The mother of a 7-year-old boy in Missouri whose father allegedly deliberately infected him with the AIDS virus said yesterday the child was fighting to live and was holding his own.
"We live daily with the realisation that he will die of this disease or the complications related to it," she said, fighting back tears. "He will never be out of danger."
The woman, who did not give her name, appeared at a news conference two days after her former boyfriend, Mr Brian Stewart (31), was charged with first-degree assault.
St Charles county officials said Mr Stewart, of Columbia, Illinois, fathered the child, and in 1992, when the boy was 11 months old, allegedly injected him with the HIV virus. The sheriff's office said the motive was to avoid paying child support.
The boy's mother said she had decided to make a public statement to ask for privacy from the media. The boy now had full-blown AIDS but was holding his own, she added.
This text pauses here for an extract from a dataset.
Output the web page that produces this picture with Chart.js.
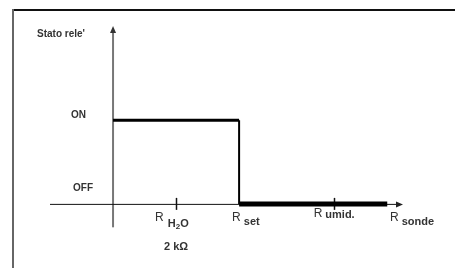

"He is feeling much better and is able to enjoy his childhood." He was medicated through a stomach tube and had to be awakened four times a night to receive medicines, she said.
Mr Stewart allegedly obtained the blood through his work as a medical technician. He has been jailed in lieu of a $500,000 cash bond.
Although the number of new AIDS cases in the United States has declined substantially in recent years, HIV continues to spread through the population essentially unabated, according to data released by the Centres for Disease Control and Prevention.
The first direct assessment of HIV infection trends shows that the recent decline in US AIDS cases is not due to a notable drop in new infections. Rather, improved medical treatments are allowing infected people to stay healthy longer before coming down with AIDS, masking the reality of an increasingly infected populace.
Mr Thomas C. Quinn, an AIDS specialist at the National Institute of Allergy and Infectious Diseases, said "mortality may be going down - therapy is working - but HIV continues its relentless march into and through our population."
The findings also confirm previously identified trends showing that women and minorities are increasingly at risk. Especially worrisome, officials said, is that the annual number of new infections in young men and women aged 13 to 24, a group that has been heavily targeted for prevention efforts, is virtually unchanged in recent years.